Task to complete:
Output the lines exactly, from the one where "Recreate this image" appears through the one where "import pandas as pd" appears. Images are left out.

The data:
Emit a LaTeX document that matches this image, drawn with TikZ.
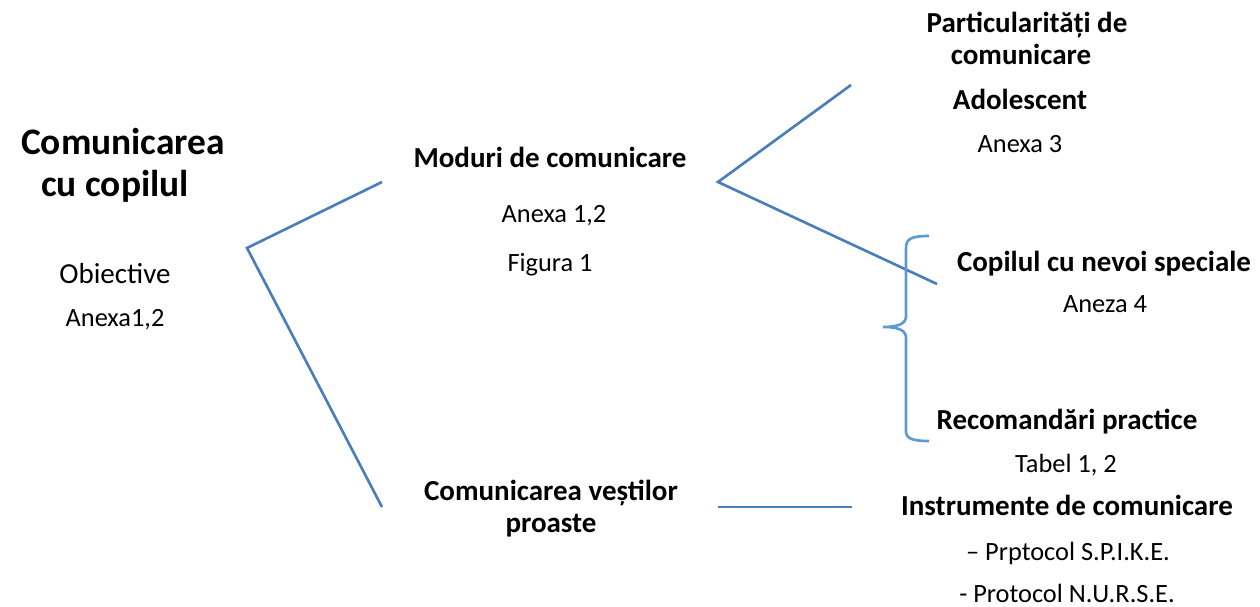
\documentclass[tikz,border=0pt]{standalone}
\usepackage{fontspec}
\setmainfont{Carlito}
\usetikzlibrary{positioning}
\definecolor{linkblue}{RGB}{74,126,187}
\definecolor{braceblue}{RGB}{91,155,213}

\begin{document}
\begin{tikzpicture}[x=0.02cm, y=-0.02cm,
			title/.style={font=\fontsize{21.3}{25}\selectfont\bfseries, align=center, inner sep=0pt, anchor=base},
			head/.style={font=\fontsize{16.5}{19.5}\selectfont\bfseries, align=center, inner sep=0pt, anchor=base},
			note/.style={font=\fontsize{15}{18}\selectfont, inner sep=0pt, anchor=base},
			bignote/.style={font=\fontsize{16.5}{19.5}\selectfont, inner sep=0pt, anchor=base},
			link/.style={draw=linkblue, line width=1.5pt}]
			\useasboundingbox (0,0) rectangle (1260,607);
			% left column
			\node[title] at (123,155) (root){Comunicarea};
			\node[title] at (115,197) (rootb){cu copilul};
			\node[bignote] at (115,284) (obj){Obiective};
			\node[note] at (115,327) (objanexa){Anexa1,2};
			% middle column
			\node[head] at (550,168) (moduri){Moduri de comunicare};
			\node[note] at (554,223) (modanexa){Anexa 1,2};
			\node[note] at (550,272) (modfig){Figura 1};
			\node[head] at (551,500) (vesti){Comunicarea veștilor};
			\node[head] at (551,532) (vestib){proaste};
			% right column
			\node[head] at (1027,33) (partic){Particularități de};
			\node[head] at (1021,65) (particb){comunicare};
			\node[head] at (1020,110) (adol){Adolescent};
			\node[note] at (1020,153) (adolanexa){Anexa 3};
			\node[head] at (1104,272) (nevoi){Copilul cu nevoi speciale};
			\node[note] at (1105,313) (nevoianexa){Aneza 4};
			\node[head] at (1067,430) (recom){Recomandări practice};
			\node[note] at (1066,472) (tabel){Tabel 1, 2};
			\node[head] at (1067,515) (instr){Instrumente de comunicare};
			\node[note] at (1068,560) (spike){– Prptocol S.P.I.K.E.};
			\node[note] at (1067,602) (nurse){- Protocol N.U.R.S.E.};
			% connectors
			\coordinate (rootfork) at (247,248);
			\coordinate (modin) at (382,182);
			\coordinate (vestiin) at (382,507);
			\coordinate (modfork) at (718,182);
			\coordinate (particin) at (851,85);
			\coordinate (nevoiin) at (937,284);
			\coordinate (vestiout) at (718,507);
			\coordinate (instrin) at (852,507);
			\path[link] (modin) -- (rootfork) -- (vestiin);
			\path[link] (particin) -- (modfork) -- (nevoiin);
			\path[link] (vestiout) -- (instrin);
			% brace
			\draw[braceblue, line width=1.5pt] (929,236) .. controls (911,236) and (906,239) .. (906,248)
				-- (906,316) .. controls (906,323) and (900,327) .. (883,327)
				.. controls (900,327) and (906,331) .. (906,338)
				-- (906,431) .. controls (906,438) and (911,441) .. (929,441);
\end{tikzpicture}
\end{document}
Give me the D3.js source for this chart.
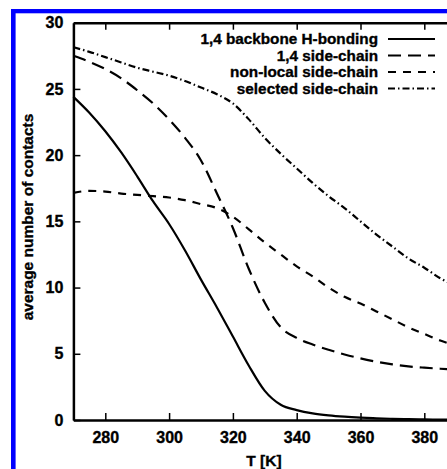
<!DOCTYPE html>
<html>
<head>
<meta charset="utf-8">
<script src="https://cdn.jsdelivr.net/npm/d3@7"></script>
<style>
  html, body { margin: 0; padding: 0; background: #fff; overflow: hidden; }
  svg { display: block; font-family: "Liberation Sans", Arial, sans-serif; font-weight: bold; }
</style>
</head>
<body>
<script>
const temps = [270, 275, 280, 285, 290, 295, 300, 305, 310, 315, 320, 325, 330, 335,
  340, 345, 350, 355, 360, 365, 370, 375, 380, 385, 390, 395, 400]

const backbone = [24.4, 23.2, 21.8, 20.2, 18.4, 16.5, 14.8, 12.8, 10.6, 8.5, 6.3, 4.1, 2.2, 1.15,
  0.75, 0.5, 0.35, 0.25, 0.18, 0.13, 0.09, 0.06, 0.04, 0.03, 0.02, 0.02, 0.01]
const sideChain14 = [27.5, 27.05, 26.5, 25.8, 24.9, 23.9, 22.7, 21.3, 19.6, 17.1, 14.5, 11.4, 8.85, 7.0,
  6.2, 5.7, 5.3, 4.95, 4.65, 4.4, 4.2, 4.05, 3.95, 3.87, 3.8, 3.75, 3.7]
const nonLocal = [17.15, 17.3, 17.25, 17.1, 17.0, 16.9, 16.8, 16.6, 16.3, 16.0, 15.35, 14.4, 13.4, 12.5,
  11.6, 10.85, 10.0, 9.3, 8.8, 8.2, 7.6, 7.0, 6.5, 6.0, 5.6, 5.2, 4.8]
const selected = [28.15, 27.8, 27.4, 27.0, 26.6, 26.3, 26.0, 25.6, 25.1, 24.6, 23.9, 22.7, 21.3, 20.1,
  19.0, 17.9, 16.9, 16.0, 15.0, 14.0, 13.1, 12.2, 11.5, 10.7, 10.1, 9.5, 8.9]

const seriesNames = ['1,4 backbone H-bonding', '1,4 side-chain', 'non-local side-chain', 'selected side-chain']
const xTicks = [280, 300, 320, 340, 360, 380]
const yTicks = [0, 5, 10, 15, 20, 25, 30]

const width = 447
const height = 469
const margin = { top: 22.7, left: 73.4, bottom: 49 }

const series = [
  { name: seriesNames[0], values: backbone, dash: null },
  { name: seriesNames[1], values: sideChain14, dash: '13,7' },
  { name: seriesNames[2], values: nonLocal, dash: '8,7' },
  { name: seriesNames[3], values: selected, dash: '7,3,1.5,3' },
]

const x = d3.scaleLinear().domain([270, 400]).range([margin.left, margin.left + 130 * 3.19])
const y = d3.scaleLinear().domain([0, 30]).range([height - margin.bottom, margin.top])

const svg = d3.select('body').append('svg').attr('width', width).attr('height', height)

// blue frame (left + top only, rest is cropped)
svg.append('rect').attr('x', 11).attr('y', 9).attr('width', 4.6).attr('height', height).attr('fill', '#0000ff')
svg.append('rect').attr('x', 11).attr('y', 9).attr('width', width).attr('height', 4.3).attr('fill', '#0000ff')

// bold-ish text like the original bitmap font
const heavy = sel => sel.attr('stroke', '#000').attr('stroke-width', 0.35).attr('fill', '#000')

const styleAxis = g => {
  g.select('.domain').attr('stroke-width', 2.5).attr('stroke', '#000')
  g.selectAll('.tick line').attr('stroke-width', 1.5).attr('stroke', '#000')
  g.selectAll('.tick text').attr('font-size', 16).attr('font-weight', 'bold')
    .attr('font-family', '"Liberation Sans", Arial, sans-serif')
    .call(heavy)
}

svg.append('g')
  .attr('transform', `translate(0,${y(0)})`)
  .call(d3.axisBottom(x).tickValues(xTicks).tickSizeInner(-7).tickSizeOuter(0).tickPadding(12))
  .call(styleAxis)

svg.append('g')
  .attr('transform', `translate(0,${y(30)})`)
  .call(d3.axisTop(x).tickValues(xTicks).tickSizeInner(-7).tickSizeOuter(0).tickFormat(''))
  .call(styleAxis)

svg.append('g')
  .attr('transform', `translate(${x(270)},0)`)
  .call(d3.axisLeft(y).tickValues(yTicks).tickSizeInner(-7).tickSizeOuter(0).tickPadding(10))
  .call(styleAxis)

const line = d3.line()
  .x((d, i) => x(temps[i]))
  .y(d => y(d))
  .curve(d3.curveMonotoneX)

svg.append('g')
  .selectAll('path')
  .data(series)
  .join('path')
  .attr('d', d => line(d.values))
  .attr('fill', 'none')
  .attr('stroke', '#000')
  .attr('stroke-width', 2.2)
  .attr('stroke-dasharray', d => d.dash)

// legend
const legend = svg.append('g')
const rowY = [39, 55.5, 72, 88.5]
series.forEach((s, i) => {
  legend.append('text')
    .attr('x', 378)
    .attr('y', rowY[i])
    .attr('dy', '0.35em')
    .attr('text-anchor', 'end')
    .attr('font-size', 15.3)
    .call(heavy)
    .text(s.name)
  legend.append('line')
    .attr('x1', 388).attr('x2', 435)
    .attr('y1', rowY[i]).attr('y2', rowY[i])
    .attr('stroke', '#000')
    .attr('stroke-width', 2.2)
    .attr('stroke-dasharray', s.dash)
})

svg.append('text')
  .attr('x', 264)
  .attr('y', 465.5)
  .attr('text-anchor', 'middle')
  .attr('font-size', 15.5)
  .call(heavy)
  .text('T [K]')

svg.append('text')
  .attr('transform', 'translate(33,217) rotate(-90)')
  .attr('text-anchor', 'middle')
  .attr('font-size', 15.5)
  .call(heavy)
  .text('average number of contacts')
</script>
</body>
</html>
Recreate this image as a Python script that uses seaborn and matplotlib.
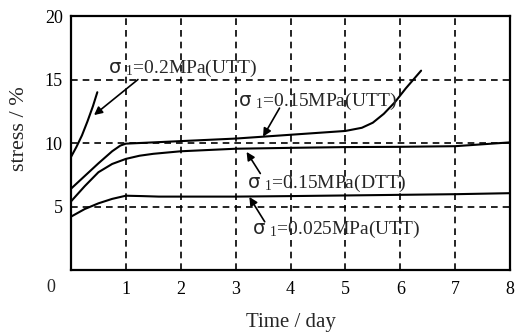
import matplotlib
matplotlib.use("Agg")
import matplotlib.pyplot as plt
import seaborn as sns
import pandas as pd

# ---- data ----
t_02 = [0.0, 0.1, 0.2, 0.3, 0.4, 0.48]
s_02 = [8.9, 9.7, 10.6, 11.7, 12.9, 14.0]

t_015u = [0.0, 0.25, 0.5, 0.75, 0.9, 1.0, 1.5, 2.0, 3.0, 4.0, 5.0, 5.3, 5.5, 5.7, 5.9, 6.1, 6.38]
s_015u = [6.4, 7.4, 8.4, 9.35, 9.8, 9.95, 10.05, 10.15, 10.35, 10.65, 10.95, 11.2, 11.6, 12.3, 13.2, 14.3, 15.7]

t_015d = [0.0, 0.25, 0.5, 0.75, 1.0, 1.25, 1.5, 2.0, 3.0, 4.0, 5.0, 6.0, 7.0, 8.0]
s_015d = [5.4, 6.6, 7.7, 8.35, 8.75, 9.0, 9.15, 9.35, 9.55, 9.62, 9.68, 9.7, 9.75, 10.05]

t_0025 = [0.0, 0.25, 0.5, 0.75, 1.0, 1.3, 1.6, 2.0, 3.0, 4.0, 5.0, 6.0, 7.0, 8.0]
s_0025 = [4.2, 4.8, 5.25, 5.6, 5.85, 5.82, 5.78, 5.78, 5.78, 5.82, 5.87, 5.92, 5.97, 6.05]

x_ticks = [1, 2, 3, 4, 5, 6, 7, 8]
y_ticks = [5, 10, 15, 20]

labels = [r"$\mathsf{\sigma}$ $_{1}$=0.2MPa(UTT)",
          r"$\mathsf{\sigma}$ $_{1}$=0.15MPa(UTT)",
          r"$\mathsf{\sigma}$ $_{1}$=0.15MPa(DTT)",
          r"$\mathsf{\sigma}$ $_{1}$=0.025MPa(UTT)"]
text_xy = [(0.67, 15.9), (3.05, 13.3), (3.2, 6.8), (3.3, 3.2)]
arrow_tail = [(1.22, 15.0), (3.8, 12.75), (3.45, 7.6), (3.53, 3.8)]
arrow_head = [(0.42, 12.2), (3.5, 10.5), (3.2, 9.3), (3.25, 5.75)]

series = [(t_02, s_02), (t_015u, s_015u), (t_015d, s_015d), (t_0025, s_0025)]

# ---- style ----
sns.set_style("white")
plt.rcParams['font.family'] = ['Liberation Serif', 'DejaVu Sans']
plt.rcParams['mathtext.fontset'] = 'custom'
plt.rcParams['mathtext.rm'] = 'Liberation Serif'
plt.rcParams['mathtext.sf'] = 'DejaVu Sans'
plt.rcParams['mathtext.default'] = 'rm'

fig = plt.figure(figsize=(5.17, 3.34), dpi=100)
ax = fig.add_axes([0.1373, 0.1916, 0.8492, 0.7604])

for i, (t, s) in enumerate(series):
    df = pd.DataFrame({"time": t, "stress": s})
    sns.lineplot(data=df, x="time", y="stress", ax=ax, color="black",
                 linewidth=1.5, sort=False)

ax.set_xlim(0, 8)
ax.set_ylim(0, 20)
ax.set_xticks(x_ticks)
ax.set_yticks(y_ticks)
ax.tick_params(length=0, labelsize=13, colors="black")
ax.tick_params(axis="x", pad=8)
ax.tick_params(axis="y", pad=6)

for x in x_ticks[:-1]:
    ax.axvline(x, color="black", linestyle=(0, (4, 3)), linewidth=1.2, zorder=1)
for y in y_ticks[:-1]:
    ax.axhline(y, color="black", linestyle=(0, (4, 3)), linewidth=1.2, zorder=1)

for sp in ax.spines.values():
    sp.set_color("black")
    sp.set_linewidth(1.6)

ax.text(-0.047, -0.035, "0", transform=ax.transAxes, ha="center", va="top", fontsize=13)

ax.set_xlabel("Time / day", fontsize=15)
ax.set_ylabel("stress / %", fontsize=16)
ax.xaxis.set_label_coords(0.5, -0.17)
ax.yaxis.set_label_coords(-0.095, 0.555)

for lab, txy, tail, head in zip(labels, text_xy, arrow_tail, arrow_head):
    ax.text(txy[0], txy[1], lab, fontsize=14, ha="left", va="center")
    ax.annotate("", xy=head, xytext=tail,
                arrowprops=dict(arrowstyle="-|>", color="black", lw=1.2,
                                mutation_scale=12, shrinkA=0, shrinkB=0))

fig.savefig("out.png", dpi=100)
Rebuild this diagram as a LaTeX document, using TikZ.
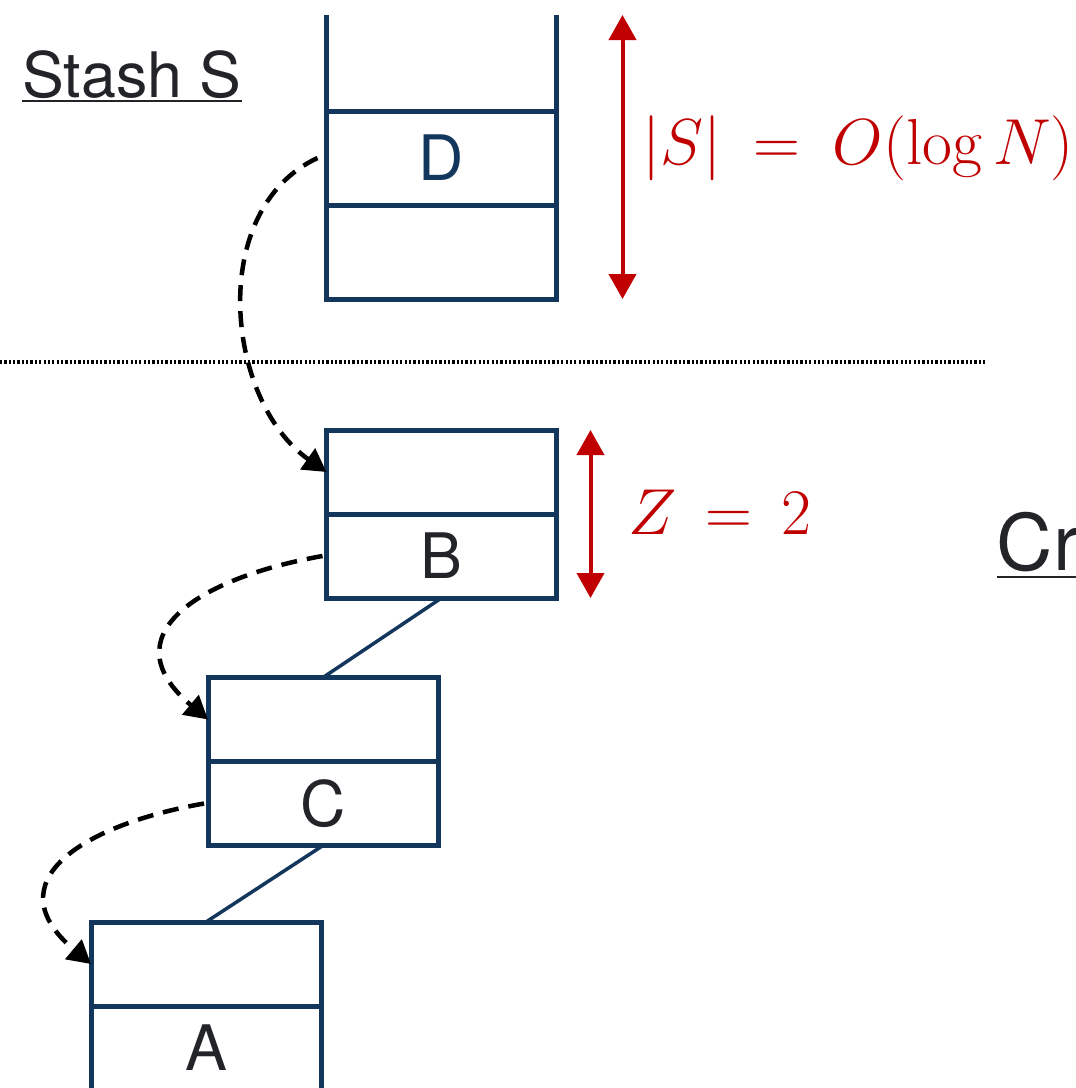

Task result:
Recreate this image as a Python script that uses seaborn and matplotlib.
import matplotlib
matplotlib.use("Agg")
import matplotlib.pyplot as plt
import seaborn as sns
import pandas as pd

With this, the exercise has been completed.